EXERCISE DIRECTIONS >>
All lines from the beginning of the listing through the line with "ax = fig.add_axes([222" are to be copied word for word; the pictures are not.

## START

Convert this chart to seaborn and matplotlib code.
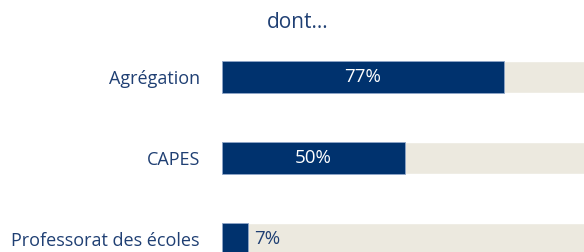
import matplotlib
matplotlib.use("Agg")
import matplotlib.pyplot as plt
import seaborn as sns
import pandas as pd

# Data
categories = ["Agrégation", "CAPES", "Professorat des écoles"]
values = [77, 50, 7]
totals = [100, 100, 100]

NAVY = "#00326E"
BEIGE = "#ECE9DF"
TEXT = "#1F3F73"

sns.set_theme(style="white")
plt.rcParams["font.family"] = ["Open Sans", "DejaVu Sans"]

df = pd.DataFrame({"cat": categories, "val": values, "tot": totals})

fig = plt.figure(figsize=(5.84, 2.52), dpi=100)
ax = fig.add_axes([222 / 584, 0, 1 - 222 / 584, 1])

sns.barplot(data=df, x="tot", y="cat", color=BEIGE, width=0.395, ax=ax,
            orient="h", saturation=1)
sns.barplot(data=df, x="val", y="cat", color=NAVY, width=0.395, ax=ax,
            orient="h", saturation=1, edgecolor="#8FA6C8", linewidth=0.6)

ax.set_xlim(0, 98.9)
ax.set_ylim(2 + 13 / 81, -77 / 81)
ax.set_xlabel("")
ax.set_ylabel("")
ax.set_xticks([])
ax.tick_params(axis="y", length=0, pad=16)
for lab in ax.get_yticklabels():
    lab.set_color(TEXT)
    lab.set_fontsize(13)
sns.despine(ax=ax, left=True, bottom=True, top=True, right=True)

for i, v in enumerate(values):
    if v >= 20:
        ax.text(v / 2, i, f"{v}%", ha="center", va="center", color="white", fontsize=13.5)
    else:
        ax.text(v + 1.7, i, f"{v}%", ha="left", va="center", color=TEXT, fontsize=13.5)

fig.text(298 / 584, 1 - 22 / 252, "dont...", ha="center", va="center", color=TEXT, fontsize=15)

fig.savefig("out.png", dpi=100)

## END

TASK RESULT >>
Convert this chart to seaborn and matplotlib code.
import matplotlib
matplotlib.use("Agg")
import matplotlib.pyplot as plt
import seaborn as sns
import pandas as pd

# Data
categories = ["Agrégation", "CAPES", "Professorat des écoles"]
values = [77, 50, 7]
totals = [100, 100, 100]

NAVY = "#00326E"
BEIGE = "#ECE9DF"
TEXT = "#1F3F73"

sns.set_theme(style="white")
plt.rcParams["font.family"] = ["Open Sans", "DejaVu Sans"]

df = pd.DataFrame({"cat": categories, "val": values, "tot": totals})

fig = plt.figure(figsize=(5.84, 2.52), dpi=100)
ax = fig.add_axes([222 / 584, 0, 1 - 222 / 584, 1])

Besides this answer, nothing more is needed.